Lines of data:
** start **
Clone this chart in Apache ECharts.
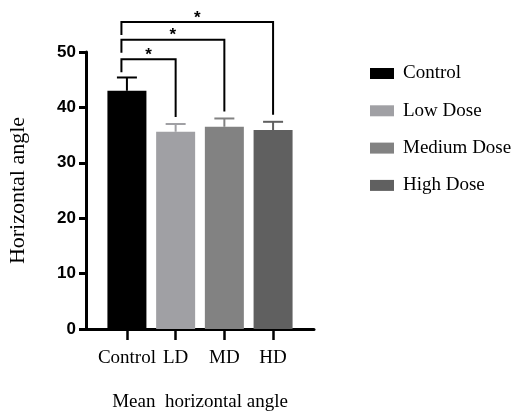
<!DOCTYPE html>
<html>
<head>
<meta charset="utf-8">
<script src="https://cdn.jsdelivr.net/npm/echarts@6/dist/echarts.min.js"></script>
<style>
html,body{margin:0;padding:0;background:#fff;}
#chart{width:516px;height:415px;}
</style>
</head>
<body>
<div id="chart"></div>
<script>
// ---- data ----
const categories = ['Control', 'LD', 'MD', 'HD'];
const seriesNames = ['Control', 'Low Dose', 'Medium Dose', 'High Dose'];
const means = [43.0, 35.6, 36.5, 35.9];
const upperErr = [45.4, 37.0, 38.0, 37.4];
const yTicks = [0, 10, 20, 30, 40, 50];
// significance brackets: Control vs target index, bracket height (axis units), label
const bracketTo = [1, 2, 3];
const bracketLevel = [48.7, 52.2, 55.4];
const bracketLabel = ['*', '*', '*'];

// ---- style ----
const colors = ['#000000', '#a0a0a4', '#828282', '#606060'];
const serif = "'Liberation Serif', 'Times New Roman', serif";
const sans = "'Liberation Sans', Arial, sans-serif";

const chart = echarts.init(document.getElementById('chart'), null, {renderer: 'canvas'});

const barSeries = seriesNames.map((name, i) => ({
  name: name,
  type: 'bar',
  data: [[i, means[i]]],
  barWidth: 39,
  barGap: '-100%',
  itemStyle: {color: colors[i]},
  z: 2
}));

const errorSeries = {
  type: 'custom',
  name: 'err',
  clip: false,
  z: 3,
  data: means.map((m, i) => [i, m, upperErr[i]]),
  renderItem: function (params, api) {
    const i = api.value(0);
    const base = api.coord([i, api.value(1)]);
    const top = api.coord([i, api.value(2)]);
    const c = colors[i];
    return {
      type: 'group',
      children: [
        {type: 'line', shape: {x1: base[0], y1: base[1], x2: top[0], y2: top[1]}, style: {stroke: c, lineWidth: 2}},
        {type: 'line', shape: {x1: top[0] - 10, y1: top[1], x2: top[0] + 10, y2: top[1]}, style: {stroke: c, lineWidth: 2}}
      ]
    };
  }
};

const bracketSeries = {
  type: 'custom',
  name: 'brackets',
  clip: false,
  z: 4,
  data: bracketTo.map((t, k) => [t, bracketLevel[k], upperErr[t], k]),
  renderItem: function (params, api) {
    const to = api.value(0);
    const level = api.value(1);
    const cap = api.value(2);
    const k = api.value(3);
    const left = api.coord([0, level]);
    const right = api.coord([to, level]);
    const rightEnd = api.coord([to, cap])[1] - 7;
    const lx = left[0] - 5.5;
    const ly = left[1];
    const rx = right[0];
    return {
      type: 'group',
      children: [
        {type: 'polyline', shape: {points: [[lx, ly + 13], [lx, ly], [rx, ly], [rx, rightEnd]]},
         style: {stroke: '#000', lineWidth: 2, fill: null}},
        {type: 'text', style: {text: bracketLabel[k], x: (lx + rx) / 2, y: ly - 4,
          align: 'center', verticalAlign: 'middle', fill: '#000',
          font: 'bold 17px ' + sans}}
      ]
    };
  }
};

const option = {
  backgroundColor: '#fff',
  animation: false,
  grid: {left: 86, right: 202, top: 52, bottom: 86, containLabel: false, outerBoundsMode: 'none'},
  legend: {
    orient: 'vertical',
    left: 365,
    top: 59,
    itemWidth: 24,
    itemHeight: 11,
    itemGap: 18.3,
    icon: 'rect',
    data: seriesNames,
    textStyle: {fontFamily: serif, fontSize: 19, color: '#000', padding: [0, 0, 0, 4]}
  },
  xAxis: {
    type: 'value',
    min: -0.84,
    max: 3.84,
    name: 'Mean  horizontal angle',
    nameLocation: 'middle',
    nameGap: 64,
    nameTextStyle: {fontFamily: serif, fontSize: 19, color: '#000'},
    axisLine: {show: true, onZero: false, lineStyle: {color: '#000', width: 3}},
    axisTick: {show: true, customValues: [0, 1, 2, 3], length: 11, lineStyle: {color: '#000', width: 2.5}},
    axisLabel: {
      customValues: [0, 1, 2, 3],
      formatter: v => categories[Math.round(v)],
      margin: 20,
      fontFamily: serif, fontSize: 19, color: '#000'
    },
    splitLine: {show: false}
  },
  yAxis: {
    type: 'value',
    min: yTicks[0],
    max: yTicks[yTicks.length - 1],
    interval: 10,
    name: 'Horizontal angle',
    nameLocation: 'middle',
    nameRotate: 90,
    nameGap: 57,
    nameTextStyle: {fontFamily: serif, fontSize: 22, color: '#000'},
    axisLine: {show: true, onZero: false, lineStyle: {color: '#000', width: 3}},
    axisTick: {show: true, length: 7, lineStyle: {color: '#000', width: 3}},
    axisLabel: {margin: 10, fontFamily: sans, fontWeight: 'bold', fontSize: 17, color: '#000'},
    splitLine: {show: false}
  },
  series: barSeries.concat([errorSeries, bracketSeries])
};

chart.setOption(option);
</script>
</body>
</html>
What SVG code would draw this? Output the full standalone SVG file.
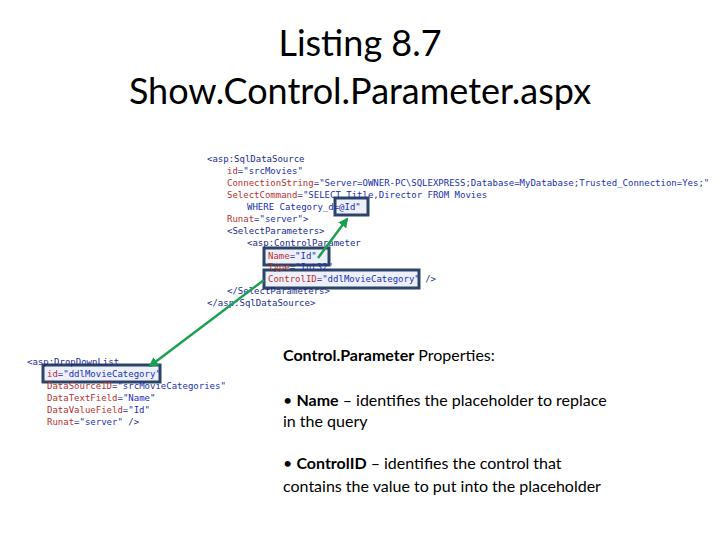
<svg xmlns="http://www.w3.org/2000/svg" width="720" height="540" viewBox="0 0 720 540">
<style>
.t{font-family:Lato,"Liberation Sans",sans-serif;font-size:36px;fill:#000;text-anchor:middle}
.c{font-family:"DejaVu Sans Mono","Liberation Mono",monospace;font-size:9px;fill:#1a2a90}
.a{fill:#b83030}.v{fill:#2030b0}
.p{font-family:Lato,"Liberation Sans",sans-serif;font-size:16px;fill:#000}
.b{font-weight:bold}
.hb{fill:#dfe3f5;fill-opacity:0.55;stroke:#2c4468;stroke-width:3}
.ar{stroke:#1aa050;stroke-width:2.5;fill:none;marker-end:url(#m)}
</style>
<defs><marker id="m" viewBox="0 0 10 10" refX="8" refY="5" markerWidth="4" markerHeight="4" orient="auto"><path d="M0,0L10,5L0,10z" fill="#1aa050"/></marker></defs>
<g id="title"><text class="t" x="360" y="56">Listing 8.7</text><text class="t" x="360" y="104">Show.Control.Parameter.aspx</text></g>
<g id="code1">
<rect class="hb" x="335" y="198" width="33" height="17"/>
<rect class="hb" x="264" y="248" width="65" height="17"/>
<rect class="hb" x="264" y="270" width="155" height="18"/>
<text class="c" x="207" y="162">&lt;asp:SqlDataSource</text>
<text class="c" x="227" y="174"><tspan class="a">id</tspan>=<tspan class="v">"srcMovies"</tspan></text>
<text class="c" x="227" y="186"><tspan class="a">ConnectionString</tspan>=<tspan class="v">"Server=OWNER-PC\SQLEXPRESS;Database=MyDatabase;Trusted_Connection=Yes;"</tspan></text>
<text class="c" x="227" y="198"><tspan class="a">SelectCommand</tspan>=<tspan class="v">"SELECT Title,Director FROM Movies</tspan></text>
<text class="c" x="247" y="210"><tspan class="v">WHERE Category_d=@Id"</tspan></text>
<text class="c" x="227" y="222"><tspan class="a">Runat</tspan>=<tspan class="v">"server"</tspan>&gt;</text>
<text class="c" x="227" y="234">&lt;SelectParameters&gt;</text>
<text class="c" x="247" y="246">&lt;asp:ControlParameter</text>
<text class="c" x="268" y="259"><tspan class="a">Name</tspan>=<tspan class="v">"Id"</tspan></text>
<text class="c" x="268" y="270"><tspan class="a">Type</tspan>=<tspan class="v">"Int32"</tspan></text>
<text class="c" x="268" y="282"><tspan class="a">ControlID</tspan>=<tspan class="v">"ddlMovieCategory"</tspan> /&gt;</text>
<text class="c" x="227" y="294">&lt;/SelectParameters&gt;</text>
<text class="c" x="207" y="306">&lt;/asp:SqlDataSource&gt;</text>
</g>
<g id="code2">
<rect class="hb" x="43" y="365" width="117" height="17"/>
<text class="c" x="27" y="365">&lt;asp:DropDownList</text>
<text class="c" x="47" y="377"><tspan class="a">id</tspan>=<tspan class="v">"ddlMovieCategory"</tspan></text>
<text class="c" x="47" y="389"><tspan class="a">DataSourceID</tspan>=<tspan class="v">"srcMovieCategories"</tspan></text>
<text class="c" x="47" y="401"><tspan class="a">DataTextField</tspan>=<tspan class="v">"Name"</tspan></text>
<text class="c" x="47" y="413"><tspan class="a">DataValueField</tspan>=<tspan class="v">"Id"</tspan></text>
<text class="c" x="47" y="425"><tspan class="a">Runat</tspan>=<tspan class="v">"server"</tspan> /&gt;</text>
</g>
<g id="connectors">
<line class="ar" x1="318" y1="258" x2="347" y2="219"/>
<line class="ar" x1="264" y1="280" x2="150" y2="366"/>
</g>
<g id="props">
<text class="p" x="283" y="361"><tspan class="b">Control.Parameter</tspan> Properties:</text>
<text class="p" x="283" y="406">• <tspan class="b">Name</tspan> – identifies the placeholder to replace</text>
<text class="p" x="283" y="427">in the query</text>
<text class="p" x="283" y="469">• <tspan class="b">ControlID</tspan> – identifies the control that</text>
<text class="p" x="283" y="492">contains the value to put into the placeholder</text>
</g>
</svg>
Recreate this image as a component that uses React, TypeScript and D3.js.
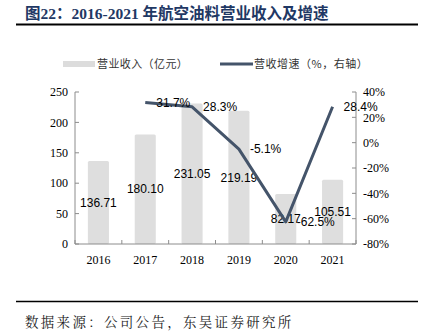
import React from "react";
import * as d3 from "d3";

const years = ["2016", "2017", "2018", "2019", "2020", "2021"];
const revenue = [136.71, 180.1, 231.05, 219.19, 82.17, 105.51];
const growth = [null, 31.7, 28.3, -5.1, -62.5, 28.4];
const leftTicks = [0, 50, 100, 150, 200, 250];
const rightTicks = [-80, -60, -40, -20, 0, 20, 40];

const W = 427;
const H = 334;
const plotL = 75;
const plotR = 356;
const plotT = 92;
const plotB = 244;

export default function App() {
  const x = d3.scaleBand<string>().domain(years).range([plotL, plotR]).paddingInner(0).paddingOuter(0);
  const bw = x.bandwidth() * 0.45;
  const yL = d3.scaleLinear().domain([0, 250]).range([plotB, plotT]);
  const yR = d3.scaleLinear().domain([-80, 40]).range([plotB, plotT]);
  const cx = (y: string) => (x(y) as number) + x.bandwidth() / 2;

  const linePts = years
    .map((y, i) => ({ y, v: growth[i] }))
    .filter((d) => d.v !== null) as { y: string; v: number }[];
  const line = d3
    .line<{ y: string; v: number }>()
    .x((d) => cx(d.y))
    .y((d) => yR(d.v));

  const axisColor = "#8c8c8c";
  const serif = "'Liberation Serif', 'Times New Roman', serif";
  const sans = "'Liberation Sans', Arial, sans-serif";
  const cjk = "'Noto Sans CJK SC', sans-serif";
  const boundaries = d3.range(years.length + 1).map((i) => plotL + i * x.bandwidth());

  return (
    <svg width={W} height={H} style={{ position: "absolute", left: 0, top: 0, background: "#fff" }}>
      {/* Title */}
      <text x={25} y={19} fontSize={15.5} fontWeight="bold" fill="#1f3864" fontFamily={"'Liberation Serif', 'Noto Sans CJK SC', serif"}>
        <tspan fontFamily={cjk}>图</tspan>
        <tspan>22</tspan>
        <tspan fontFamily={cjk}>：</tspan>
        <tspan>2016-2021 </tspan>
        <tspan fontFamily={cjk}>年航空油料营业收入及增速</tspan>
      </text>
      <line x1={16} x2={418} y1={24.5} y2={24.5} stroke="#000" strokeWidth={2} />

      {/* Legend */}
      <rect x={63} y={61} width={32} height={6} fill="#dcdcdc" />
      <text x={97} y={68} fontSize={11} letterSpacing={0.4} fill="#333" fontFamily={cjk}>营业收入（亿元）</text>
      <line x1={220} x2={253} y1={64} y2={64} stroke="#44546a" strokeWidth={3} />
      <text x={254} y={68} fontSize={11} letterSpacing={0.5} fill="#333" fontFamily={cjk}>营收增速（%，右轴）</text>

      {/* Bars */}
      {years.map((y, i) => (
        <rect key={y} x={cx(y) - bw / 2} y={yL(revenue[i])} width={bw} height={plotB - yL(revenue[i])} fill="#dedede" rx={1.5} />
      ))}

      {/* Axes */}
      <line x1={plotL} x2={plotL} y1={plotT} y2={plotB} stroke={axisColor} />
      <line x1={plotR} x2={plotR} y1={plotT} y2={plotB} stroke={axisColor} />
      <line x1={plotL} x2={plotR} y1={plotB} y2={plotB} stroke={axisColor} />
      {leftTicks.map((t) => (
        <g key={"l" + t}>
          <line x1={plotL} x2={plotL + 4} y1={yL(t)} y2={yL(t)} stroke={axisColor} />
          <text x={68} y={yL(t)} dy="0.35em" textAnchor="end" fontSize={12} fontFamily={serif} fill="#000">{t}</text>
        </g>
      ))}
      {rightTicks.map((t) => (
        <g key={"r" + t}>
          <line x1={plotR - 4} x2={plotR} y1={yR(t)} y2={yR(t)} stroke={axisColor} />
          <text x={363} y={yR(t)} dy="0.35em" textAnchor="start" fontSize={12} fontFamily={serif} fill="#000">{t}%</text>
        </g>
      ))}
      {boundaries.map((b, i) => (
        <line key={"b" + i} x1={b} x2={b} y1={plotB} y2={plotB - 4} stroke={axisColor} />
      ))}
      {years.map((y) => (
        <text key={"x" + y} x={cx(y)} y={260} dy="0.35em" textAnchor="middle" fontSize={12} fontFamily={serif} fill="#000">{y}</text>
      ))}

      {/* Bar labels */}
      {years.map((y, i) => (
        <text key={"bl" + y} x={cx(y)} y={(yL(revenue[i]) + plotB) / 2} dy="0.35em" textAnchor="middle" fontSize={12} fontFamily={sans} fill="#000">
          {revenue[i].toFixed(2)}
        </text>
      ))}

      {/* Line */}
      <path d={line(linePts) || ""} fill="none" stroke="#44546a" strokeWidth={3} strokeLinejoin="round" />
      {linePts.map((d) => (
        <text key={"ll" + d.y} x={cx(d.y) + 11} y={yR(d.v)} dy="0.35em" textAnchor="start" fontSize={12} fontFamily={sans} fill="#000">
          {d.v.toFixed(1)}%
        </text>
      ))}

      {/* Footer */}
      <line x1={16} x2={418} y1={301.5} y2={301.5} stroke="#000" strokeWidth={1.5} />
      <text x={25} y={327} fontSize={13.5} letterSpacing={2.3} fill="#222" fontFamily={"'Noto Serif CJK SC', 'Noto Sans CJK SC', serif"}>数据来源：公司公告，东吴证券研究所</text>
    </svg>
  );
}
** end **
Gather up every line in the data above that contains the word "React", copying each one.

# Task result
Recreate this image as a component that uses React, TypeScript and D3.js.
import React from "react";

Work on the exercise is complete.